The criu
utility can be used to perform live migration of apps or containers. This page is a sort of HOWTO describing this.
Note: The main article about live-migration of containers is here |
Migration sequence
In order to live-migrate an application or a container you should make sure, that files, that are/can be accessed by processes you're migrating are available on both nodes -- source and destination. This can be achieved by using either shared file-system such as NFS, GlusterFS or CEPH, or by using rsync
to copy files from one box to another. Further in this article we assume, that the file-system is the same on both sides.

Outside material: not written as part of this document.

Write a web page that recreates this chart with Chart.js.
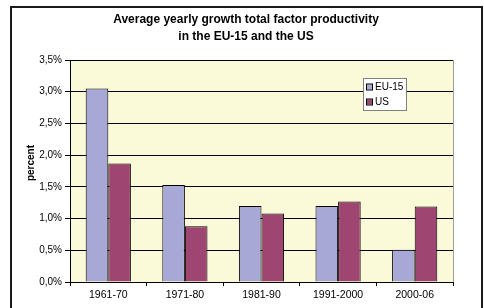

In order to live migrate tasks you should do these steps:
Dump
Take tasks you're about to migrate and dump them into some place, asking criu
to leave them in stopped state after dump:
[src]# criu dump --tree <pid> --images-dir <path-to-existing-directory> --leave-stopped
The directory you put images to can reside on the shared file-system if you're using one. In this case you can skip the Copy step and proceed to Restore.
Copy
Copy images to destination node:
[src]# scp -r <path-to-images-dir> <dst>:/<path-to-images>
Restore
Go to the destination node and restore the apps from images on it:
[dst]# criu restore --tree <pid> --images-dir <path-to-images>
Kill
If everything went OK you can return on the source node and kill stopped tasks on it.
[src]# FIXME put command here
Notes
The directories with images would contain two copies of applications memory, which may be space-consuming. The CRIU can perform disk-less migration to address this.
Another issue with this way of doing live migration is that while copying memory on remote host tasks remain frozen. If there's a LOT of memory, this freeze time can be big. CRIU can speed this up by doing iterative migration.